よく分からないままペンライトを持たされ、よく分からないまま階段を上った。同じように光っている人たちがいっぱい居たのを覚えている。

実際、施設内はコンクリートがむき出しの箇所が多かったが、美輪明宏もびっくりの金色のステージには、やたら金色の刺繍が施された服を着た教祖がいて、みんなで喜びの歌の替え歌を歌った。
説法は長かったし何も覚えていない。当然子供はみんな飽きて途中で眠った。掛けられたタオルケットは家の匂いがしていた。

サービスエリアで蓄光して光るイルカのストラップを見るたびに、この聖地巡礼を思い出してしまう。その度に私の人生が一般的ではないことを考えてしまう。



しばらくして私は小学生中学年か高学年になって、その教団における初級の資格を取ることになった。
休日の午前中にアパートの一室に行き、幹部の講義を受けた。
内容は、例えば「あくびをしたときに霊が入ってきて、くしゃみをしたら出ていく」とか「人は死んで49日間、死体と繋がった状態で霊になってる」とか。
「じゃあ、あくびをしたら胡椒嗅いでくしゃみしたらいいんだね!」と言って大人を困らせた記憶がある。

何回か受けて私もおみたまをもらった。これで病気のきょうだいを助けることが出来ると思い、嬉しかった。


そういえば同居の親族は、前述の位の高い信者(たしか美容師でもあった)から買う化粧品はちゃっかり使うが、心底この宗教を嫌っていた。
仏壇に手かざしをする母親を叱る姿を覚えている。

中学生になり、どこかに通うことはめっきりなくなったが、会誌の表紙に絵を描けだの道場に顔を出せだの、その位の高い信者からの連絡が来るようになった。
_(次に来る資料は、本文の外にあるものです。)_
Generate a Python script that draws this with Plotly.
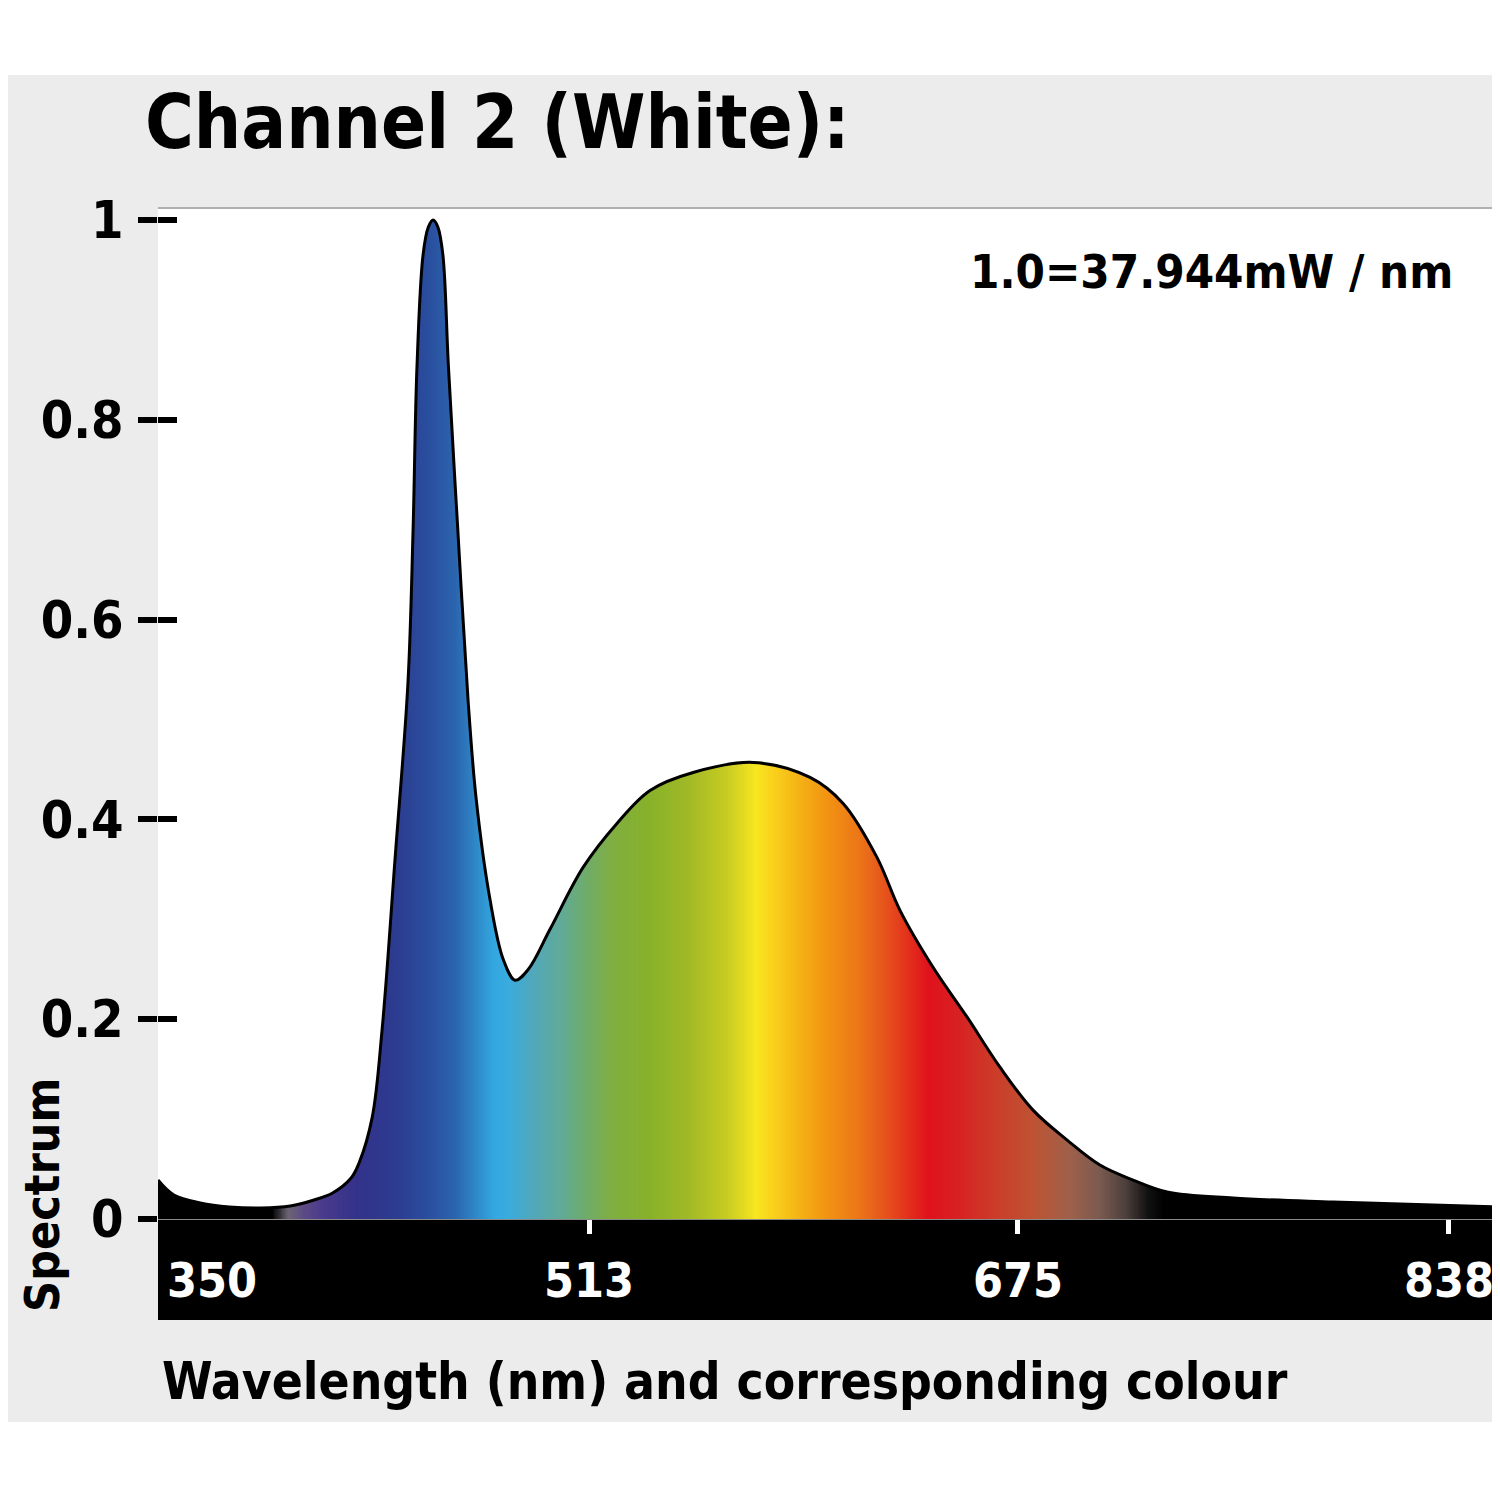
import plotly.graph_objects as go

# spectrum of channel 2 (white), normalised
wavelength = [350, 356, 366, 377, 389, 400, 409, 416, 423, 426, 431, 434.7, 439.6,
              444.5, 446.4, 447.9, 450.2, 452.2, 454, 455.8, 457.7, 459.8, 463.4,
              467.2, 470.3, 475.5, 480.5, 485, 490, 498.2, 510.7, 523.5, 536, 552.3,
              575, 596.5, 609, 621.8, 630.5, 643, 655.9, 668.3, 680.8, 693.7, 706.1,
              718.6, 731.5, 756.4, 794.2, 832, 856.2]
intensity = [0.039, 0.024, 0.016, 0.012, 0.011, 0.013, 0.019, 0.026, 0.041, 0.056,
             0.102, 0.189, 0.36, 0.537, 0.687, 0.853, 0.965, 0.993, 1.0, 0.993, 0.965,
             0.853, 0.687, 0.52, 0.42, 0.32, 0.26, 0.239, 0.25, 0.29, 0.352, 0.396,
             0.429, 0.447, 0.457, 0.442, 0.416, 0.362, 0.309, 0.252, 0.202, 0.152,
             0.109, 0.079, 0.054, 0.039, 0.027, 0.021, 0.017, 0.014, 0.012]

y_ticks = [0, 0.2, 0.4, 0.6, 0.8, 1]
y_ticktext = ["0", "0.2", "0.4", "0.6", "0.8", "1"]
x_ticks = [350, 513, 675, 838]
x_ticktext = ["350", "513", "675", "838"]

# colour that the fill shows at each wavelength
band_nm = [350, 393, 399, 405, 412, 425, 440, 452, 462, 470, 477, 482, 492, 502,
           512, 522, 535, 550, 565, 576, 582, 592, 603, 614, 625, 635, 641, 652,
           665, 680, 694, 706, 716, 724, 730, 856.2]
band_col = ["#000000", "#000000", "#6c6474", "#5c4a86", "#4a3a8c", "#33328a",
            "#2c3c90", "#2a4e9e", "#2b64ae", "#2e88c8", "#33a8e0", "#38abdf",
            "#52a8b8", "#60aa98", "#70ac68", "#80ae40", "#87b12a", "#a0b926",
            "#c8cc22", "#f8e620", "#f9d21c", "#f5b316", "#f29212", "#ec7818",
            "#e6521c", "#e22a1c", "#e0121c", "#d82022", "#cd3a28", "#bf5232",
            "#a0604a", "#7a5a50", "#4a3e3c", "#111111", "#000000", "#000000"]

XMIN, XMAX = 350, 856.2
YMAX = 1.012
FONT = "DejaVu Sans Condensed, Liberation Sans Narrow, DejaVu Sans, sans-serif"

scale = [[(w - XMIN) / (XMAX - XMIN), c] for w, c in zip(band_nm, band_col)]
grid = [XMIN + i for i in range(int(XMAX - XMIN) + 1)]

fig = go.Figure()
fig.add_trace(go.Heatmap(x=grid, y=[0, YMAX], z=[grid, grid], colorscale=scale,
                         zmin=XMIN, zmax=XMAX, showscale=False, zsmooth="best",
                         hoverinfo="skip"))
# white mask above the curve
fig.add_trace(go.Scatter(x=wavelength, y=intensity, mode="lines",
                         line=dict(width=0, shape="spline", smoothing=1.0),
                         hoverinfo="skip", showlegend=False))
fig.add_trace(go.Scatter(x=wavelength, y=[YMAX + 0.05] * len(wavelength), mode="lines",
                         line=dict(width=0), fill="tonexty", fillcolor="white",
                         hoverinfo="skip", showlegend=False))
fig.add_trace(go.Scatter(x=wavelength, y=intensity, mode="lines",
                         line=dict(color="black", width=3, shape="spline", smoothing=1.0),
                         showlegend=False))
# carrier for the inner tick marks
fig.add_trace(go.Scatter(x=[XMIN], y=[0], yaxis="y2", mode="markers",
                         marker=dict(opacity=0), hoverinfo="skip", showlegend=False))

shapes = [
    dict(type="rect", xref="paper", yref="paper", x0=-0.12, x1=1.01, y0=-0.2008, y1=1.1316,
         fillcolor="#ececec", line_width=0, layer="below"),
    dict(type="rect", xref="paper", yref="paper", x0=0, x1=0.9985, y0=0, y1=1,
         fillcolor="white", line_width=0, layer="below"),
    dict(type="rect", xref="paper", yref="paper", x0=0, x1=0.9985, y0=-0.0999, y1=0,
         fillcolor="black", line_width=0, layer="below"),
    dict(type="line", xref="paper", yref="paper", x0=0, x1=1.01, y0=1, y1=1,
         line=dict(color="#b0b0b0", width=2)),
    dict(type="line", xref="paper", yref="paper", x0=0.9985, x1=0.9985, y0=0, y1=1,
         line=dict(color="#e4e4e4", width=1)),
]

annotations = [
    dict(text="<b>Channel 2 (White):</b>", xref="paper", yref="paper", x=-0.0112, y=1.085,
         xanchor="left", yanchor="middle", showarrow=False, font=dict(size=74, color="black")),
    dict(text="<b>1.0=37.944mW / nm</b>", xref="paper", yref="paper", x=0.9686, y=0.9367,
         xanchor="right", yanchor="middle", showarrow=False, font=dict(size=47, color="black")),
    dict(text="<b>Spectrum</b>", xref="paper", yref="paper", x=-0.0866, y=0.0237,
         xanchor="center", yanchor="middle", textangle=-90, showarrow=False,
         font=dict(size=48, color="black")),
    dict(text="<b>Wavelength (nm) and corresponding colour</b>", xref="paper", yref="paper",
         x=0.0015, y=-0.1612, xanchor="left", yanchor="middle", showarrow=False,
         font=dict(size=51, color="black")),
]
for v, t in zip(x_ticks, x_ticktext):
    annotations.append(dict(text="<b>" + t + "</b>", xref="x", yref="paper",
                            x=v + 2.5 if v == XMIN else v, y=-0.0603,
                            xanchor="left" if v == XMIN else "center", yanchor="middle",
                            showarrow=False, font=dict(size=48, color="white")))

# the page body adds 8px on the left and top, so margins are trimmed by that much
fig.update_layout(
    width=1500, height=1500,
    margin=dict(l=150, r=11, t=200, b=289),
    paper_bgcolor="white", plot_bgcolor="white",
    font=dict(family=FONT, color="black"),
    showlegend=False,
    shapes=shapes, annotations=annotations,
    xaxis=dict(range=[XMIN, XMAX], showgrid=False, zeroline=False,
               showline=True, linecolor="#8a8a8a", linewidth=1,
               tickvals=x_ticks[1:], ticks="outside", ticklen=14, tickwidth=5,
               tickcolor="white", showticklabels=False),
    yaxis=dict(range=[0, YMAX], showgrid=False, zeroline=False, showline=False,
               tickvals=y_ticks, ticktext=["<b>" + t + "</b>" for t in y_ticktext],
               ticks="outside", ticklen=19, tickwidth=6, tickcolor="black",
               ticklabelstandoff=4, tickfont=dict(size=52, color="black")),
    yaxis2=dict(range=[0, YMAX], overlaying="y", side="left", showgrid=False,
                zeroline=False, tickvals=y_ticks, ticks="inside", ticklen=19,
                tickwidth=6, tickcolor="black", showticklabels=False),
)

fig.write_html("out.html")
高校生になるとほとんどその宗教を忘れるほど没交渉になった。多分母親はここら辺で宗教を辞め、純金のおみたまを売り払って換金したんだと思う。

一浪の末に大学生となり、あの宗教はどうなったのか?と母親に尋ねた。
「やめたよ。おみたまもとっくに売った。」
「なんで私に資格取らせようと思ったの?」
「末っ子で一番素直に取ってくれると思ったから。」
久しぶりにクソババアと思った。

「なんで宗教に入ったの?」
「救いたかったから。今でも宗教に入ってたから進行が遅くなったのかなって思ってる。」
「そっか。(まだダメだなこいつ)」

あの信者から買う化粧品は家から無くなりつつあった。ストックはこれで最後だと言う。
私が浪人した結果さらに貧乏にさせてしまったのが効いていたと思う。


4年経って大学院生になった。
「あの宗教さあ、本当に心から、病気に効くという科学的根拠がないよね」
「最近そう思うようになったよ」

あの宗教に繋がるものは化粧品を含めて実家から消えた。ファミマの入店音でフラッシュバックすることもなくなった。
母親も誰も彼もが、天照大神に向かって〜〜をば〜〜たまえと唱えることもなくなった。


私はふとした瞬間に、この異様な体験を思い出す。施設の匂いも、夜の冷えた空気の中で総本山までの階段を上ったことも。
宗教では病気は治らないし、科学もまだ完治する薬や治療法を開発できていない。